**TASK DESCRIPTION:** Faithfully return all lines, omitting every embedded picture.

**DATA SHOWN:**
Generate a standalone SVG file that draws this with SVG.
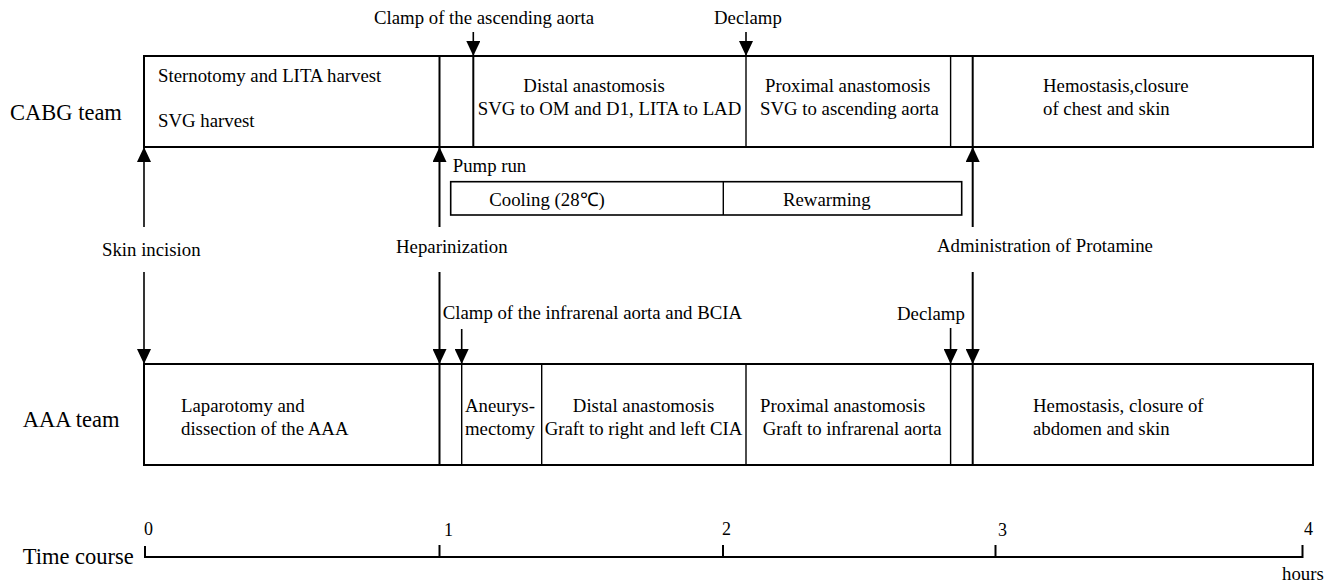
<svg xmlns="http://www.w3.org/2000/svg" width="1336" height="583" viewBox="0 0 1336 583">
<style>
text{font-family:"Liberation Serif","Times New Roman",serif;font-size:18.8px;fill:#000}
.lbl{font-size:22.5px}
.num{font-size:18px}
.box{fill:#fff;stroke:#000;stroke-width:2}
.div{stroke:#000;stroke-width:1.4;fill:none}
.divb{stroke:#000;stroke-width:2;fill:none}
.arr{stroke:#000;stroke-width:1.6;fill:none}
.arrb{stroke:#000;stroke-width:2;fill:none}
.mid{text-anchor:middle}
</style>
<defs>
<marker id="ah" markerUnits="userSpaceOnUse" markerWidth="15" markerHeight="14" refX="15" refY="7" orient="auto" viewBox="0 0 15 14">
<path d="M0,0 L15,7 L0,14 Z" fill="#000"/>
</marker>
</defs>
<rect width="1336" height="583" fill="#fff"/>

<g id="cabg-team-label"><text class="lbl" x="10" y="119.5">CABG team</text></g>
<g id="aaa-team-label"><text class="lbl" x="22.7" y="427">AAA team</text></g>

<g id="cabg-row">
<rect class="box" x="144" y="56" width="1169" height="91"/>
<line class="divb" x1="439.5" y1="56" x2="439.5" y2="147"/>
<line class="divb" x1="473.3" y1="56" x2="473.3" y2="147"/>
<line class="div" x1="746" y1="56" x2="746" y2="147"/>
<line class="div" x1="950.6" y1="56" x2="950.6" y2="147"/>
<line class="divb" x1="972.7" y1="56" x2="972.7" y2="147"/>
<text x="158" y="81.5">Sternotomy and LITA harvest</text>
<text x="158" y="126.5">SVG harvest</text>
<text class="mid" x="594" y="92">Distal anastomosis</text>
<text class="mid" x="609.5" y="114.5">SVG to OM and D1, LITA to LAD</text>
<text x="765" y="92">Proximal anastomosis</text>
<text x="760" y="114.5">SVG to ascending aorta</text>
<text x="1043" y="92">Hemostasis,closure</text>
<text x="1043" y="114.5">of chest and skin</text>
</g>

<g id="pump-run">
<text x="452.7" y="172">Pump run</text>
<rect class="box" x="450.7" y="181.7" width="511" height="33.3" style="stroke-width:1.6"/>
<line class="div" x1="723.3" y1="181.7" x2="723.3" y2="215"/>
<text x="489.3" y="206">Cooling (28℃)</text>
<text x="783" y="206">Rewarming</text>
</g>

<g id="aaa-row">
<rect class="box" x="144" y="364" width="1169" height="101"/>
<line class="divb" x1="439.5" y1="364" x2="439.5" y2="465"/>
<line class="div" x1="461.7" y1="364" x2="461.7" y2="465"/>
<line class="div" x1="541.7" y1="364" x2="541.7" y2="465"/>
<line class="div" x1="746" y1="364" x2="746" y2="465"/>
<line class="div" x1="950.6" y1="364" x2="950.6" y2="465"/>
<line class="divb" x1="972.7" y1="364" x2="972.7" y2="465"/>
<text x="181" y="412">Laparotomy and</text>
<text x="181" y="434.5">dissection of the AAA</text>
<text x="465" y="412">Aneurys-</text>
<text x="465" y="434.5">mectomy</text>
<text class="mid" x="643.5" y="412">Distal anastomosis</text>
<text class="mid" x="643.5" y="434.5">Graft to right and left CIA</text>
<text x="760" y="412">Proximal anastomosis</text>
<text x="762.7" y="434.5">Graft to infrarenal aorta</text>
<text x="1033" y="412">Hemostasis, closure of</text>
<text x="1033" y="434.5">abdomen and skin</text>
</g>

<g id="event-labels">
<text x="374" y="23.5">Clamp of the ascending aorta</text>
<text x="714" y="23.5">Declamp</text>
<text x="102" y="256">Skin incision</text>
<text x="396" y="253">Heparinization</text>
<text x="937" y="252">Administration of Protamine</text>
<text x="442.7" y="318.5">Clamp of the infrarenal aorta and BCIA</text>
<text x="897" y="320">Declamp</text>
</g>

<g id="connectors">
<line class="arr" x1="473.3" y1="32" x2="473.3" y2="56" marker-end="url(#ah)"/>
<line class="arr" x1="746" y1="32" x2="746" y2="56" marker-end="url(#ah)"/>
<line class="arr" x1="144" y1="227" x2="144" y2="147" marker-end="url(#ah)"/>
<line class="arrb" x1="439.5" y1="227" x2="439.5" y2="147" marker-end="url(#ah)"/>
<line class="arrb" x1="972.7" y1="227" x2="972.7" y2="147" marker-end="url(#ah)"/>
<line class="arr" x1="144" y1="272" x2="144" y2="364" marker-end="url(#ah)"/>
<line class="arrb" x1="439.5" y1="272" x2="439.5" y2="364" marker-end="url(#ah)"/>
<line class="arrb" x1="972.7" y1="272" x2="972.7" y2="364" marker-end="url(#ah)"/>
<line class="arr" x1="461.7" y1="329" x2="461.7" y2="364" marker-end="url(#ah)"/>
<line class="arr" x1="950.6" y1="328" x2="950.6" y2="364" marker-end="url(#ah)"/>
</g>

<g id="time-axis">
<text class="lbl" x="22.7" y="564">Time course</text>
<polyline class="divb" points="145,546 145,557 1302.5,557 1302.5,545"/>
<line class="divb" x1="439.5" y1="545" x2="439.5" y2="557"/>
<line class="divb" x1="723" y1="545" x2="723" y2="557"/>
<line class="divb" x1="995.5" y1="545" x2="995.5" y2="557"/>
<text class="num" x="144" y="535">0</text>
<text class="num" x="444" y="536">1</text>
<text class="num" x="722" y="535">2</text>
<text class="num" x="998" y="536">3</text>
<text class="num" x="1304" y="535">4</text>
<text x="1282" y="580">hours</text>
</g>
</svg>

**THE OUTPUT:**
Generate a standalone SVG file that draws this with SVG.
<svg xmlns="http://www.w3.org/2000/svg" width="1336" height="583" viewBox="0 0 1336 583">
<style>
text{font-family:"Liberation Serif","Times New Roman",serif;font-size:18.8px;fill:#000}
.lbl{font-size:22.5px}
.num{font-size:18px}
.box{fill:#fff;stroke:#000;stroke-width:2}
.div{stroke:#000;stroke-width:1.4;fill:none}
.divb{stroke:#000;stroke-width:2;fill:none}
.arr{stroke:#000;stroke-width:1.6;fill:none}
.arrb{stroke:#000;stroke-width:2;fill:none}
.mid{text-anchor:middle}
</style>
<defs>
<marker id="ah" markerUnits="userSpaceOnUse" markerWidth="15" markerHeight="14" refX="15" refY="7" orient="auto" viewBox="0 0 15 14">
<path d="M0,0 L15,7 L0,14 Z" fill="#000"/>
</marker>
</defs>
<rect width="1336" height="583" fill="#fff"/>

<g id="cabg-team-label"><text class="lbl" x="10" y="119.5">CABG team</text></g>
<g id="aaa-team-label"><text class="lbl" x="22.7" y="427">AAA team</text></g>

<g id="cabg-row">
<rect class="box" x="144" y="56" width="1169" height="91"/>
<line class="divb" x1="439.5" y1="56" x2="439.5" y2="147"/>
<line class="divb" x1="473.3" y1="56" x2="473.3" y2="147"/>
<line class="div" x1="746" y1="56" x2="746" y2="147"/>
<line class="div" x1="950.6" y1="56" x2="950.6" y2="147"/>
<line class="divb" x1="972.7" y1="56" x2="972.7" y2="147"/>
<text x="158" y="81.5">Sternotomy and LITA harvest</text>
<text x="158" y="126.5">SVG harvest</text>
<text class="mid" x="594" y="92">Distal anastomosis</text>
<text class="mid" x="609.5" y="114.5">SVG to OM and D1, LITA to LAD</text>
<text x="765" y="92">Proximal anastomosis</text>
<text x="760" y="114.5">SVG to ascending aorta</text>
<text x="1043" y="92">Hemostasis,closure</text>
<text x="1043" y="114.5">of chest and skin</text>
</g>

<g id="pump-run">
<text x="452.7" y="172">Pump run</text>
<rect class="box" x="450.7" y="181.7" width="511" height="33.3" style="stroke-width:1.6"/>
<line class="div" x1="723.3" y1="181.7" x2="723.3" y2="215"/>
<text x="489.3" y="206">Cooling (28℃)</text>
<text x="783" y="206">Rewarming</text>
</g>

<g id="aaa-row">
<rect class="box" x="144" y="364" width="1169" height="101"/>
<line class="divb" x1="439.5" y1="364" x2="439.5" y2="465"/>
<line class="div" x1="461.7" y1="364" x2="461.7" y2="465"/>
<line class="div" x1="541.7" y1="364" x2="541.7" y2="465"/>
<line class="div" x1="746" y1="364" x2="746" y2="465"/>
<line class="div" x1="950.6" y1="364" x2="950.6" y2="465"/>
<line class="divb" x1="972.7" y1="364" x2="972.7" y2="465"/>
<text x="181" y="412">Laparotomy and</text>
<text x="181" y="434.5">dissection of the AAA</text>
<text x="465" y="412">Aneurys-</text>
<text x="465" y="434.5">mectomy</text>
<text class="mid" x="643.5" y="412">Distal anastomosis</text>
<text class="mid" x="643.5" y="434.5">Graft to right and left CIA</text>
<text x="760" y="412">Proximal anastomosis</text>
<text x="762.7" y="434.5">Graft to infrarenal aorta</text>
<text x="1033" y="412">Hemostasis, closure of</text>
<text x="1033" y="434.5">abdomen and skin</text>
</g>

<g id="event-labels">
<text x="374" y="23.5">Clamp of the ascending aorta</text>
<text x="714" y="23.5">Declamp</text>
<text x="102" y="256">Skin incision</text>
<text x="396" y="253">Heparinization</text>
<text x="937" y="252">Administration of Protamine</text>
<text x="442.7" y="318.5">Clamp of the infrarenal aorta and BCIA</text>
<text x="897" y="320">Declamp</text>
</g>

<g id="connectors">
<line class="arr" x1="473.3" y1="32" x2="473.3" y2="56" marker-end="url(#ah)"/>
<line class="arr" x1="746" y1="32" x2="746" y2="56" marker-end="url(#ah)"/>
<line class="arr" x1="144" y1="227" x2="144" y2="147" marker-end="url(#ah)"/>
<line class="arrb" x1="439.5" y1="227" x2="439.5" y2="147" marker-end="url(#ah)"/>
<line class="arrb" x1="972.7" y1="227" x2="972.7" y2="147" marker-end="url(#ah)"/>
<line class="arr" x1="144" y1="272" x2="144" y2="364" marker-end="url(#ah)"/>
<line class="arrb" x1="439.5" y1="272" x2="439.5" y2="364" marker-end="url(#ah)"/>
<line class="arrb" x1="972.7" y1="272" x2="972.7" y2="364" marker-end="url(#ah)"/>
<line class="arr" x1="461.7" y1="329" x2="461.7" y2="364" marker-end="url(#ah)"/>
<line class="arr" x1="950.6" y1="328" x2="950.6" y2="364" marker-end="url(#ah)"/>
</g>

<g id="time-axis">
<text class="lbl" x="22.7" y="564">Time course</text>
<polyline class="divb" points="145,546 145,557 1302.5,557 1302.5,545"/>
<line class="divb" x1="439.5" y1="545" x2="439.5" y2="557"/>
<line class="divb" x1="723" y1="545" x2="723" y2="557"/>
<line class="divb" x1="995.5" y1="545" x2="995.5" y2="557"/>
<text class="num" x="144" y="535">0</text>
<text class="num" x="444" y="536">1</text>
<text class="num" x="722" y="535">2</text>
<text class="num" x="998" y="536">3</text>
<text class="num" x="1304" y="535">4</text>
<text x="1282" y="580">hours</text>
</g>
</svg>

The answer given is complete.